Doesn’t everyone remember their first telephone number? I was 11 the last time I had use for that set of digits. Our first phone was a grey GPO phone, it lived on a self in the hall and my mum perched on the stairs to talk to her friends. My primary school friend had the same phone in cream, on a shelf in her hall. I used to phone my mother from her hall, carefully placing the receiver on the shelf beside the phone while dialling the number on the big circular dial, one finger drawing the numbers round. Then weighty receiver held with both hands, to ask if I could stay at Maria’s for a bit. The phone ‘rang’ a satisfying “ring, ring”. Rather than bleep, bleep or a few choruses of “happy”.
When the GPO phone was first installed, we actually shared the line with the house next door, a party line.
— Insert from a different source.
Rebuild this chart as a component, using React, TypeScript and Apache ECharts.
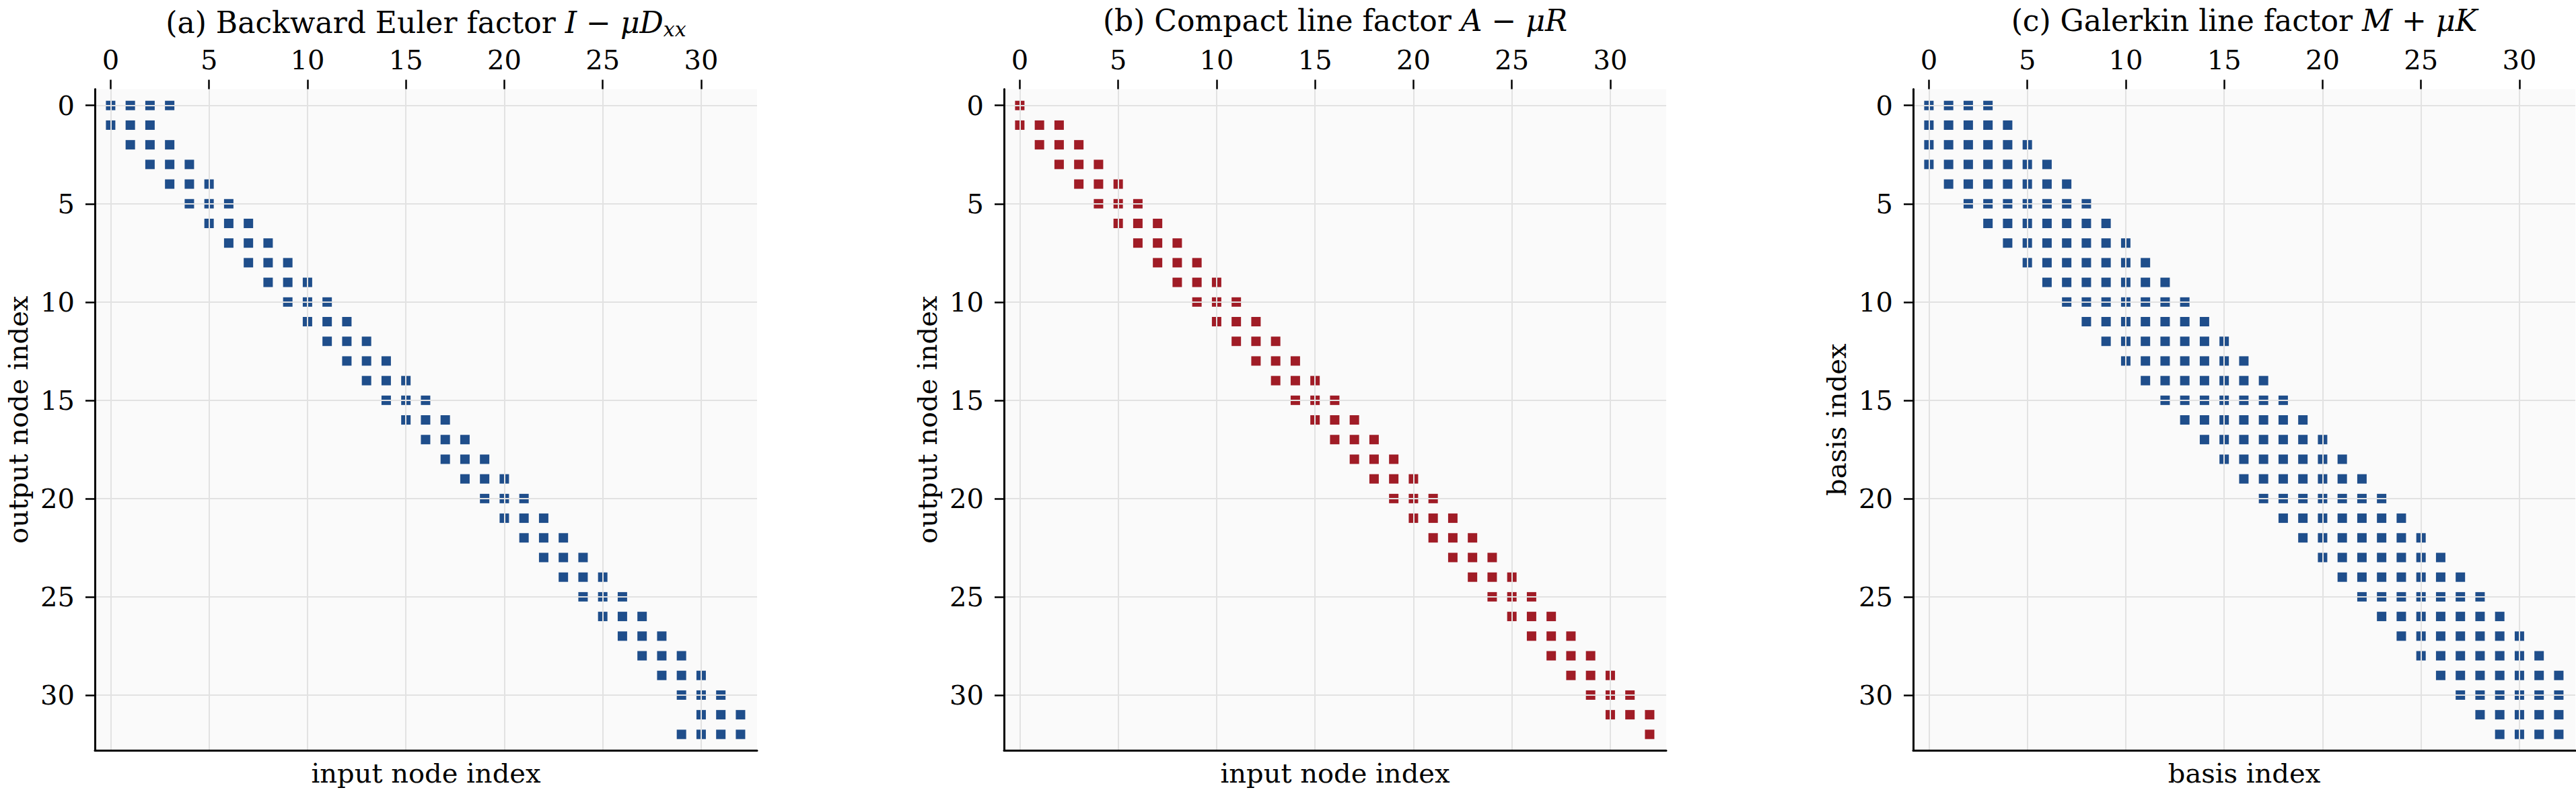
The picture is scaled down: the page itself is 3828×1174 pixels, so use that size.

When it rang both answered and whoever it wasn’t for hung up. We took messages for our neighbour. When I was very small, I’d pick it when it rang, remaining silent, listening intently to the woman next doors’ conversation, until she said something I had an opinion on. Then I’d join in and she’d tell me sharply to “put the phone down”, before going out to the garden to shout over the fence to my mum and then I’d be quickly removed.
We have a new phone, it’s a reproduction of a GPO, it comes in a fetching blue. The phone has been elevated from a dark corner the old phone used to inhabit, to pride of place. It doesn’t dial but it does press buttons that bleep enough to get my through various levels at the bank until I can speak to a real person. It’s from Culture Vulture, they have a site full of colourful and alternative things for the home. The phone has the weight that I remember from my childhood and it rings. Which I love, my OH likes to slam the receiver down as if he’s in an episode of the Sweeney and it responds by making a tiny indigent ring. It makes me want to sing Blondie “Call me, call me any, anytime”. I really must learn the number.
Disclosure: I received the telephone to review. All words and opinions are my own.
Love these retro repro phones, there’s something about that chunky plastic! Also love that it means you can actually slam the phone down on those annoying cold callers!
Can’t beat chunky a phone!
Slamming the phone down to those cold callers….oh yes I am liking this!
I remember our first phone it was a grey kind of brown colour. It also had a button that you pressed to put it through to the other line at the workshop and office at Walcot Street a 15 minute walk away! How clever was that back then?! It made a fab buzzing noise when you did.
Using the phone was precious, like wait till after 6 when it was cheaper, things were more precious too back then!
Oh the good old day’s, right! x x x
I’d totally forgotten the after 6 thing!
I love this. We had a cream coloured one in my parents’ bedroom and an green one in the hall. Later we got a third phone on the wall of the kitchen. On the wall! – We were soooo ahead of our time. 🙂
Get you!!! 🙂
I miss being able to slam a phone down and the crossed lines were always fantastic fun! We had a cream one and I used to love answering it with the full number spouted out as well. Ah, those were the days! 🙂
Crossed lines! So funny!
Oh I remember these and I remember the days we had to use our posh neighbour’s one over the road or the one down the end of the road in the phone box! Ours was that awful avocado green that you get in 70s bathrooms and I spent many hours perched on the stairs chatting with girlfriends / boyfrends, much to my mum’s annoyance. I have an aversion to these 70s new style things, because, to me, being old, they are old! X
It’s funny the associations they have – I don’t think I’d love a grey one or an avocado one! As much. I love the funky blue/red of this.
I love your phone, what a fabulous colour! We had a grey one too, when I was small. We also lived opposite a phone box. I spent many a 5 and 10 pence phoning home from over the road to play tricks on my sister! 😀
Ah the fun to be had in phone boxes!
That’s one sexy looking phone! I do remember our first phone number – in fact my mum still has it 30 years on so I best not dish it out to prove it!
30 years the same number! Love that.